The decision by Defence Secretary Jim Mattis could be announced as early as next week, the official said. It follows Trump's move to give Mattis the authority to set troop levels and seeks to address assertions by the top U.S. commander in Afghanistan that he doesn't have enough forces to help Afghanistan's army against a resurgent Taliban insurgency. The rising threat posed by Islamic State extremists, evidenced in a rash of deadly attacks in the capital city of Kabul, has only fuelled calls for a stronger U.S. presence, as have several recent American combat deaths.
The bulk of the additional troops will train and advise Afghan forces, according to the administration official, who wasn't authorised to discuss details of the decision publicly and spoke on condition of anonymity. A smaller number would be assigned to counter terror operations against the Taliban and IS, the official said.
Daulat Waziri, spokesman for Afghanistan's defence ministry was reluctant to comment on specifics but said the Afghan government supports the U.S. decision to send more troops. "The United States knows we are in the fight against terrorism, " he said. "We want to finish this war in Afghanistan with the help of the NATO alliance."
An Afghan lawmaker, Nasrullah Sadeqizada, however, was skeptical about additional troops and cautioned that the troop surge should be coordinated with the Afghan government and should not be done unilaterally by the United States. "The security situation continues to deteriorate in Afghanistan and the foreign troops who are here are not making it better," he said.
Although Trump has delegated authority for U.S. troop numbers in Afghanistan, the responsibility for America's wars and the men and women who fight in them rests on his shoulders. Trump has inherited America's longest conflict with no clear endpoint or a defined strategy for American success, though U.S. troop levels are far lower than they were under Presidents Barack Obama and George W. Bush. In 2009, Obama authorized a surge of 30,000 troops into Afghanistan, bringing the total there to more than 100,000, before drawing down over the rest of his presidency.

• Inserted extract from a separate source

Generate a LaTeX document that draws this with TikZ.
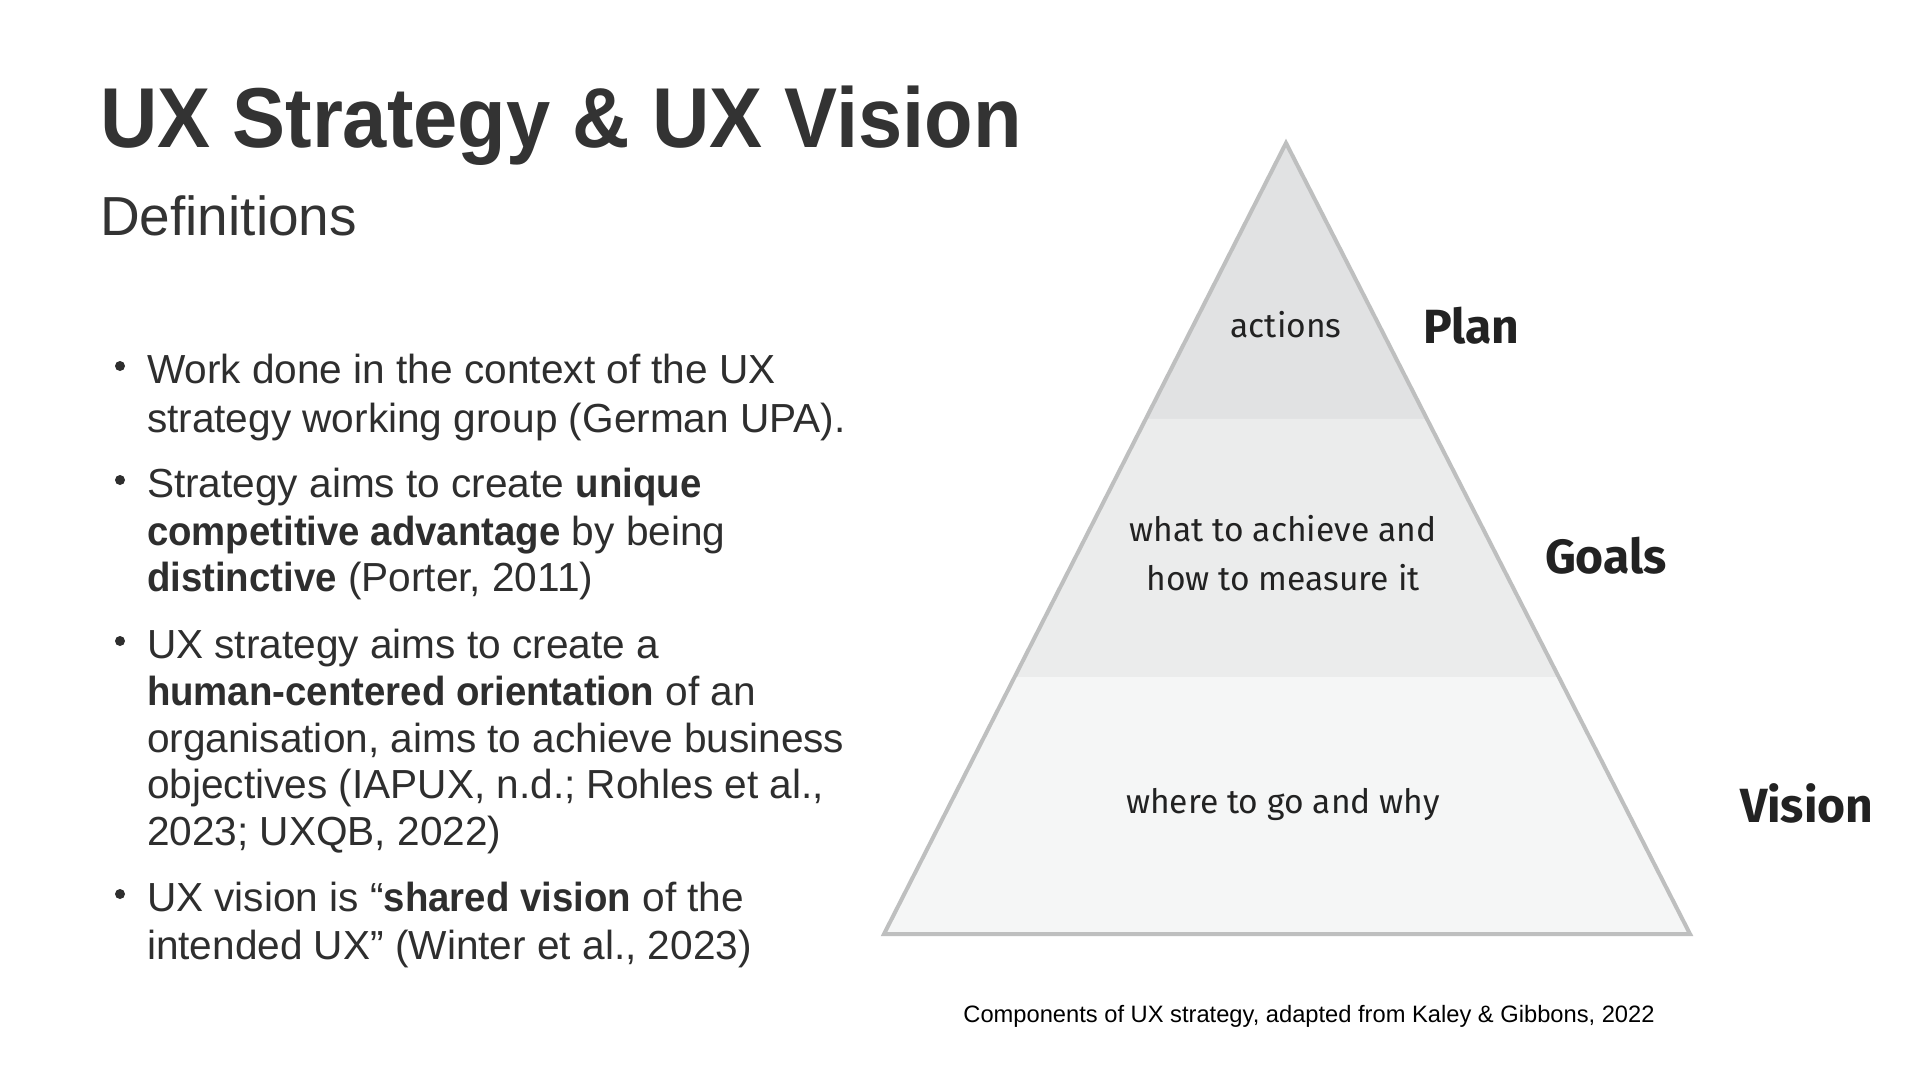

Trump has barely spoken about Afghanistan as a candidate or president, concentrating instead on crushing the Islamic State group in Syria and Iraq. His predecessors both had hoped to win the war. Bush scored a quick success, helping allied militant groups oust the Taliban shortly after the Sept. 11, 2001, attacks, before seeing the gains slip away as America's focus shifted to the Iraq war. In refocusing attention on Afghanistan, Obama eliminated much of the country's al-Qaida network and authorized the mission that killed Osama bin Laden, but failed to snuff out the Taliban's rebellion.